From 1973 to 1974, she attended the Canadian Forces Staff College in Toronto. In 1976, Hellstrom was promoted to lieutenant colonel and worked as a delegate to the Committee on Women in the NATO forces.

Promoted to colonel in 1983, she became the director of women personnel. When the Department of National Defence's Charter Task Force attempted to challenge the equity provisions of the Canadian Charter of Rights and Freedoms, Hellstrom was appointed in 1985 as the acting director-general conditions of service. In 1986, Hellstrom served as the advisor for the Administration Branch until posted to National Defence College Kingston.

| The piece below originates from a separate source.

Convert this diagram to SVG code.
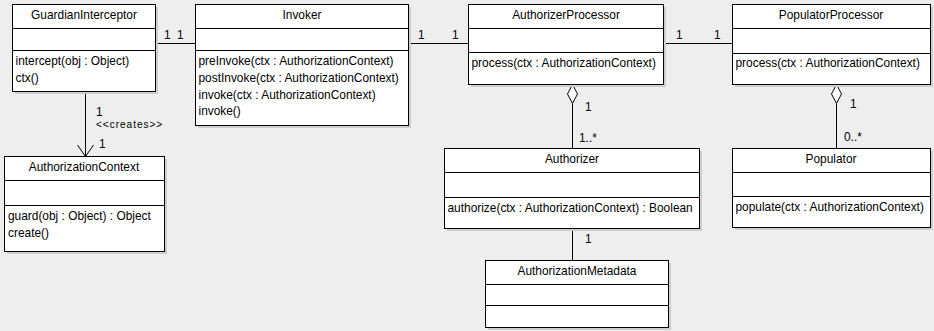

On January 27, 1987, Hellstorm was the first woman in the regular force to achieve the rank of brigadier-general, taking on the role of director-general for personnel. In March 1988, Hellstorm appeared as a guest on the CBC gameshow Front Page Challenge. For a two year period, from 1987 to 1989, Hellstrom was chair of the Committee on Women in the NATO Forces. Throughout her career, Hellstrom worked for the recruitment and integration of women into the Canadian Forces.

Awards:

- Canadian Forces Decoration, 2nd Clasp
- Special Service Medal, NATO bar
- Woman of the Year, Zonta Club of Charlottetown (1988)
- Ottawa Police Services Board Community Service Award (1993)
- Queen's Golden Jubilee Medal (2002)
- Commissionaires Long Service Medal and Clasp (2011)

=== Honorary degree ===

| Location | Date | School | Degree |
|---|---|---|---|
| New Brunswick | 1989 | Mount Allison University | Doctor of Laws (LL.D) |

== Retirement ==
In 1990 Hellstrom retired from the regular forces and transferred to the supplementary reserve. She lived in Ottawa and continued to work with the military, as a consultant on gender integration. She served as a chair of the Board of Governors of the Ottawa Division Canadian Corps of Commissionaires and worked as a member of the Ottawa Police Services Board as an advisor on women in police services, race relations, and employment equity. She also worked with the minister of national defense's monitoring committee on change within the Department of National Defense and the Canadian Forces, restructuring of the Land Force Reserve, Canadian Forces professional development, education and leadership (refer to her awards above). She was an active member of the Canadian Nordic Society, and was a hockey and opera fan, attending many opera performances in Europe, the United States and Canada. On Saturday December 5, 2000 from 1:00 pm until 5:00 pm, shortly before she died in her Ottawa home, Hellstrom listened to a four-hour presentation on CBC of Prokoviev's opera War and Peace. On December 7, 2020, Hellstrom died in Ottawa. Her burial took place in Beechwood Cemetery, Ottawa.